Many of us can remember the days, a decade or four ago, when Orthodox rabbinic leaders almost uniformly refused to attend Jewish community events at which they would be seated with, or worse, be photographed with Conservative or Reform rabbis. The days when Orthodox rabbis tied themselves into linguistic knots to avoid using the title “rabbi” when referring to their non-Orthodox whatever-they-are. The days when Orthodox young women were denied the opportunity to celebrate their Bat Mitzvah in their shul simply because this would hand a moral victory of some kind to the Conservative and Reform rabbis who had already initiated this practice. Yes, it was a different time. A time when mechitzas were disappearing form erstwhile Orthodox shuls, and Orthodoxy was trying to beat back the reports of its imminent demise. Thank God, we have now come – or are at least coming - to a different time.

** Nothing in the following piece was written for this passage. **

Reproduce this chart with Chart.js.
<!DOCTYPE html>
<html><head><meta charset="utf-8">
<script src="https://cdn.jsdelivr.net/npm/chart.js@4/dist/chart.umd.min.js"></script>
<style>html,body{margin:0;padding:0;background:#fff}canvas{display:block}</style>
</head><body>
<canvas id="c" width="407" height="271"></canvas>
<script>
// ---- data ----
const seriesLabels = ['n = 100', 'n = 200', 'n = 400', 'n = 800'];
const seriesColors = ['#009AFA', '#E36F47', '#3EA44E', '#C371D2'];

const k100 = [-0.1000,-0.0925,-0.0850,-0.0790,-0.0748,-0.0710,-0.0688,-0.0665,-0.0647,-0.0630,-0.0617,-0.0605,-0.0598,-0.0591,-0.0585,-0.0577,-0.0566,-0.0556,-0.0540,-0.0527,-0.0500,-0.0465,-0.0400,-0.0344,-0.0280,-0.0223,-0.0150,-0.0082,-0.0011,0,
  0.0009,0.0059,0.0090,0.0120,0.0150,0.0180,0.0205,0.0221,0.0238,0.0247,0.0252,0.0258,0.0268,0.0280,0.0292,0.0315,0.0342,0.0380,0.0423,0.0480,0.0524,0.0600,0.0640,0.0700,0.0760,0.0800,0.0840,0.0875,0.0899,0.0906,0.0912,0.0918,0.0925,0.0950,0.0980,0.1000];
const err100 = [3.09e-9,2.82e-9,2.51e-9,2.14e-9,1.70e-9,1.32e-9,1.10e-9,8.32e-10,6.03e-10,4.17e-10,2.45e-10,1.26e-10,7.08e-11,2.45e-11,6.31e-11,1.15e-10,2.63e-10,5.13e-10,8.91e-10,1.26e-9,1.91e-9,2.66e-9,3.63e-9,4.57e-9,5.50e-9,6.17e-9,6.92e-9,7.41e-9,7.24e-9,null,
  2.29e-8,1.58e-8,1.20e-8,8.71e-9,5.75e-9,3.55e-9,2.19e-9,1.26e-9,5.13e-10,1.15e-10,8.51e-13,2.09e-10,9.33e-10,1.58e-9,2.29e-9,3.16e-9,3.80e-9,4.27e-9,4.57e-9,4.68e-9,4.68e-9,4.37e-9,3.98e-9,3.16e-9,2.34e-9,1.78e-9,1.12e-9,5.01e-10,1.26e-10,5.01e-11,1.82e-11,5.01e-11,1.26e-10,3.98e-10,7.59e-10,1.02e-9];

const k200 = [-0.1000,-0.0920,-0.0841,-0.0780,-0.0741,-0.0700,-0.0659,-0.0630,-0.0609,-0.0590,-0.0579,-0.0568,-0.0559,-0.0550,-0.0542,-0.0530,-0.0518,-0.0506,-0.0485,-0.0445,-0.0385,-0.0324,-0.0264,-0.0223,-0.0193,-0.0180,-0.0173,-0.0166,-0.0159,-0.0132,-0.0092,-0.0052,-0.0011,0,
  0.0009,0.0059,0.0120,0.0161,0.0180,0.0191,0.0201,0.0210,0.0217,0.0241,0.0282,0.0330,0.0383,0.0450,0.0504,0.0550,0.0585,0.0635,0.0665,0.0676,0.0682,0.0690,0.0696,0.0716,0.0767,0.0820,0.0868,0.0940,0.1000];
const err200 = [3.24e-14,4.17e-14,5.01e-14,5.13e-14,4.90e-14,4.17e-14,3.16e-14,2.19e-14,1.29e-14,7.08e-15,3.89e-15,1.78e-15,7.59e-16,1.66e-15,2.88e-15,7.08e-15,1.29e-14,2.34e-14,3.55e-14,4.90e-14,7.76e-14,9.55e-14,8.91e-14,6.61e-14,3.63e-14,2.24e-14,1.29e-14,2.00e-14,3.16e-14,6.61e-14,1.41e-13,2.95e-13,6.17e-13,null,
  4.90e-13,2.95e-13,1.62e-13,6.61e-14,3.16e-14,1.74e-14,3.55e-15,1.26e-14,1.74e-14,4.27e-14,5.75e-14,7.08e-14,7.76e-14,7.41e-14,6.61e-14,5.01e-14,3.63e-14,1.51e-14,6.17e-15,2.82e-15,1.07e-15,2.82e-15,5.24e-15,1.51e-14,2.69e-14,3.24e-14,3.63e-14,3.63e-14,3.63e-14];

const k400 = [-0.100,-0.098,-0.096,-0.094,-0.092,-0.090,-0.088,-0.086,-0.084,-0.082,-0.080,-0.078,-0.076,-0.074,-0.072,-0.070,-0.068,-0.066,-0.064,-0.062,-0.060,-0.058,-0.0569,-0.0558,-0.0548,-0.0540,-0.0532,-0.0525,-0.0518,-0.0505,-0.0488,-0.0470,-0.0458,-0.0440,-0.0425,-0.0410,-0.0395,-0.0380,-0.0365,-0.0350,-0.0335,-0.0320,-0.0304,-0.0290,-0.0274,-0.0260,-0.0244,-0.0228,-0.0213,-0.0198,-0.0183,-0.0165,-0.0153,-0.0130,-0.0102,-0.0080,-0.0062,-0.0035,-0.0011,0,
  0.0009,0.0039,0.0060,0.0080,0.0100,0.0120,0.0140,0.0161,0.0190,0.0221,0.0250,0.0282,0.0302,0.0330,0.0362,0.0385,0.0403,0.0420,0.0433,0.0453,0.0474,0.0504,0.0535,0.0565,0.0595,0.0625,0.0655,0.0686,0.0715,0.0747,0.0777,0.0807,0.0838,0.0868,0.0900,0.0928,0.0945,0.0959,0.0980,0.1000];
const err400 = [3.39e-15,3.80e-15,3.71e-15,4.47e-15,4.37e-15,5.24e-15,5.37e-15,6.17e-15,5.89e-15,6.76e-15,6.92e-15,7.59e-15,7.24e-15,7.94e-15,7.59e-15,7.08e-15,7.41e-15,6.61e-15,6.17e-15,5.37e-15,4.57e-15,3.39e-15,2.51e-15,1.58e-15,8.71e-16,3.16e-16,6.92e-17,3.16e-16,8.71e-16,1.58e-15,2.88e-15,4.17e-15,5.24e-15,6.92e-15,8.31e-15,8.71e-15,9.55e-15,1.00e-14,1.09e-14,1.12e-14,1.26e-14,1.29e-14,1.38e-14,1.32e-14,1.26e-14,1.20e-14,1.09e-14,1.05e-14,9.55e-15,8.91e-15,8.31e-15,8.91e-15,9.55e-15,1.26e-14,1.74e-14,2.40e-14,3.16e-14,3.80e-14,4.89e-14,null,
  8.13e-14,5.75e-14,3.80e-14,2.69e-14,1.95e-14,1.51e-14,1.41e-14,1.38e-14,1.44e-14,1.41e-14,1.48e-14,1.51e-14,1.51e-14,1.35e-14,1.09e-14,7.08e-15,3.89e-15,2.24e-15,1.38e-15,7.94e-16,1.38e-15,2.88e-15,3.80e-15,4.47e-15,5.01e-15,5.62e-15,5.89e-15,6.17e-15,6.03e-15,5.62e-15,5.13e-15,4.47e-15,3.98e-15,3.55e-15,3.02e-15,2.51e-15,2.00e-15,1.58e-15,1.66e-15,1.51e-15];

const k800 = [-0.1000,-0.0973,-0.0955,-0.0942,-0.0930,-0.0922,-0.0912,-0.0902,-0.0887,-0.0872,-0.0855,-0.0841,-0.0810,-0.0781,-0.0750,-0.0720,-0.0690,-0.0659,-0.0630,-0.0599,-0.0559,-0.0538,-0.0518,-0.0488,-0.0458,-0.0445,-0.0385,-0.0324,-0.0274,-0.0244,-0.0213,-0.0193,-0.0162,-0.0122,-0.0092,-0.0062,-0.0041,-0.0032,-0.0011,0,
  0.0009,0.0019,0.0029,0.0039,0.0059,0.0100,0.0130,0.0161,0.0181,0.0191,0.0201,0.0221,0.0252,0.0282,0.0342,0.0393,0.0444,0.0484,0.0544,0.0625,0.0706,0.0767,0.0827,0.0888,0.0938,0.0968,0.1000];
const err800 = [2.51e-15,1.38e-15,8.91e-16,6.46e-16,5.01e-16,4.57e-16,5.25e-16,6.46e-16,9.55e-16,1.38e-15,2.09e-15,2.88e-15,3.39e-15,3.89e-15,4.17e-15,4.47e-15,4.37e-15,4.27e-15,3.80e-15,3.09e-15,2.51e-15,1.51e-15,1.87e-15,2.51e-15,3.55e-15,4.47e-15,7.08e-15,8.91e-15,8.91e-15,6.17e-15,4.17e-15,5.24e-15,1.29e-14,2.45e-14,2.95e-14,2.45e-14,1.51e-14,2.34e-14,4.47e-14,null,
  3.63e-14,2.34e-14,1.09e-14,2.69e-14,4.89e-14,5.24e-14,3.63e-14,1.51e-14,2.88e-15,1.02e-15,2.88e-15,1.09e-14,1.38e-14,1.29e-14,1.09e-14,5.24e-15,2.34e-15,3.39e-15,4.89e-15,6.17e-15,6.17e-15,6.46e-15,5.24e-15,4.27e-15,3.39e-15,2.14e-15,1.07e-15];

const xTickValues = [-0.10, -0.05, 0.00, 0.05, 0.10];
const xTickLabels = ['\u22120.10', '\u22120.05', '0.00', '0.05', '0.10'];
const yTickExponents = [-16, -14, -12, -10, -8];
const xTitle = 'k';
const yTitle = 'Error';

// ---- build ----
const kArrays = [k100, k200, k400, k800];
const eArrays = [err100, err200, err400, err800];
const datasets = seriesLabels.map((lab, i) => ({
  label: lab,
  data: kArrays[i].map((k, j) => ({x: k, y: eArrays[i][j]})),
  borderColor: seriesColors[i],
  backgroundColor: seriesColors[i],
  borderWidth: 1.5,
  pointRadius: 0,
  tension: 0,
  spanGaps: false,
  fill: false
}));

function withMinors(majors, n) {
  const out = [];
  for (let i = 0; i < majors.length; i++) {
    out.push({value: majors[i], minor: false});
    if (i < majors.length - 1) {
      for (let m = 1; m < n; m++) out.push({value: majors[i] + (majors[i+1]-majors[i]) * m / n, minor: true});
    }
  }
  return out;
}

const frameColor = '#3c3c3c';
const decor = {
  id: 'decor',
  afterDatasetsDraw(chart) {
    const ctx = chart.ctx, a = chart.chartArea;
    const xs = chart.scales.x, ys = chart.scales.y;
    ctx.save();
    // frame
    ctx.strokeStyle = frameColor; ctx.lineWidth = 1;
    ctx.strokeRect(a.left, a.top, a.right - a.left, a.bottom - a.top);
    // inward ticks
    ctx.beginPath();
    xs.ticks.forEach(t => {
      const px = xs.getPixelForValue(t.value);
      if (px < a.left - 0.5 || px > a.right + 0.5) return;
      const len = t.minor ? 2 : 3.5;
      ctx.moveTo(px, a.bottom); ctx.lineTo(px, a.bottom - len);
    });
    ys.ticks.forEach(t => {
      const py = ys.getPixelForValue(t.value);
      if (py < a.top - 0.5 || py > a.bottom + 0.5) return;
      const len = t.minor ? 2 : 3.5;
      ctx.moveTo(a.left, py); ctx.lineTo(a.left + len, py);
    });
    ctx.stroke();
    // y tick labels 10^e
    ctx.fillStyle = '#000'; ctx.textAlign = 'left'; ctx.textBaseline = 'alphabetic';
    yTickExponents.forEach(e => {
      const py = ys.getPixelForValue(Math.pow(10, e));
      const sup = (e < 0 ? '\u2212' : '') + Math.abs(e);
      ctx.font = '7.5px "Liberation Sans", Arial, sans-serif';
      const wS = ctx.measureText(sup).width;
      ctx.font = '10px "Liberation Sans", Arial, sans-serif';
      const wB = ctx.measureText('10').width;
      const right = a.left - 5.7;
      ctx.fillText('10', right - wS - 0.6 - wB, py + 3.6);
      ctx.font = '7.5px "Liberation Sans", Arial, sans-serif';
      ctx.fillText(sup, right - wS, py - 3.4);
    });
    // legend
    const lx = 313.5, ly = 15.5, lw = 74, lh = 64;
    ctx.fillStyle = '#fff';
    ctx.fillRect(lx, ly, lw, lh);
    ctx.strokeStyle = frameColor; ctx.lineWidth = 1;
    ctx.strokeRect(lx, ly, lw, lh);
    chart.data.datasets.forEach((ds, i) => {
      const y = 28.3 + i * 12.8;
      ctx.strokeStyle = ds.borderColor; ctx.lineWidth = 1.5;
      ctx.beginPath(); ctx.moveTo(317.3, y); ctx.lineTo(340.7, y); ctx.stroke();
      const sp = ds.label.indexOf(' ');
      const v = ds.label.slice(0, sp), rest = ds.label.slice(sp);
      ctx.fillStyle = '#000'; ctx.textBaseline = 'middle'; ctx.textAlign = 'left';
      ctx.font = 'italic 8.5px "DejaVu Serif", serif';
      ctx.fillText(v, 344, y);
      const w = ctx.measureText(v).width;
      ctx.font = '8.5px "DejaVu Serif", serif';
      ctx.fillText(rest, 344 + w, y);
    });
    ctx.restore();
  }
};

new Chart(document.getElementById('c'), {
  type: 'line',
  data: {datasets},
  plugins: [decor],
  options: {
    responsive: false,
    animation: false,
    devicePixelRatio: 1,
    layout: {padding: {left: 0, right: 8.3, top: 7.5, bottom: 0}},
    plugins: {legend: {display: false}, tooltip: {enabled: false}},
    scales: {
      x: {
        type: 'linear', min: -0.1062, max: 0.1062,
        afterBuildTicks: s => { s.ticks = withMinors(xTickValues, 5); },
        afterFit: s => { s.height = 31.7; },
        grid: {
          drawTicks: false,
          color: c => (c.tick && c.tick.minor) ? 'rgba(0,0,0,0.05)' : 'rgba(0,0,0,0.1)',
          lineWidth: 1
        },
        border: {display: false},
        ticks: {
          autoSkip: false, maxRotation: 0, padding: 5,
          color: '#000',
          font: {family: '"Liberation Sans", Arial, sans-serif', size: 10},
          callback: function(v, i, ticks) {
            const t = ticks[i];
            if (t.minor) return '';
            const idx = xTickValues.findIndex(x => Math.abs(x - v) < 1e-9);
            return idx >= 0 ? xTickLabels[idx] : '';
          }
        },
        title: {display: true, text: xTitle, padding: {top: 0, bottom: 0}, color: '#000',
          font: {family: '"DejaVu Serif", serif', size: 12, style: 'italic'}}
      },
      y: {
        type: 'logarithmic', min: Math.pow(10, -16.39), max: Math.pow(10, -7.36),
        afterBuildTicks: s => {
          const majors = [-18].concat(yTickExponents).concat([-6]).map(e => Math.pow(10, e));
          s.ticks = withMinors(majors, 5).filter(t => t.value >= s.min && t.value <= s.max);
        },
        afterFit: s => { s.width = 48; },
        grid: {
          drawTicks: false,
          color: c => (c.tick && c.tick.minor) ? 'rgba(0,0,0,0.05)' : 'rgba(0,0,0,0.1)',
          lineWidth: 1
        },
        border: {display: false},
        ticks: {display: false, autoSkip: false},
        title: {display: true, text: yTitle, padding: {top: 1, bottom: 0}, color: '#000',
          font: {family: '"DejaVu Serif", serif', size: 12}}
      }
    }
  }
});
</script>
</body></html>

Last week I was in Israel, on a trip organized by our local Israeli Consul General. Very purposefully, our group was assembled as an inter-denominational – and multi-gender - rabbinic group, a third of which was Orthodox. . We were brought to Israel to symbolize our unity in our support of Israel, despite our differences in the areas of Jewish religious doctrine and practice. We traveled together, laughed together, were repeatedly photographed together, and pledged to continue to work together in our community on behalf of Israel. Sure we disagreed about things (like J Street, for example), and sure we couldn’t really daven together as a group. But there was never a moment at which we were not a “chevra” of yes, Rabbis, who each in our own way, was serving Klal Yisrael and strengthening the future of the Jewish people. It’s not that our differences are no longer important. It’s just that they we no longer find them threatening. And we will therefore no longer allow them to thwart or undermine all the good that our common passion can bring to Am Yisrael.
I know that many of my Orthodox colleagues have not yet evolved. And while this is clearly not a case in which only the “fittest” will literally survive, it is one in which only the “fittest” will truly fulfill their obligations to the Jewish people. Only the evolved will live up fully to their job description of “Rabbi in Israel”.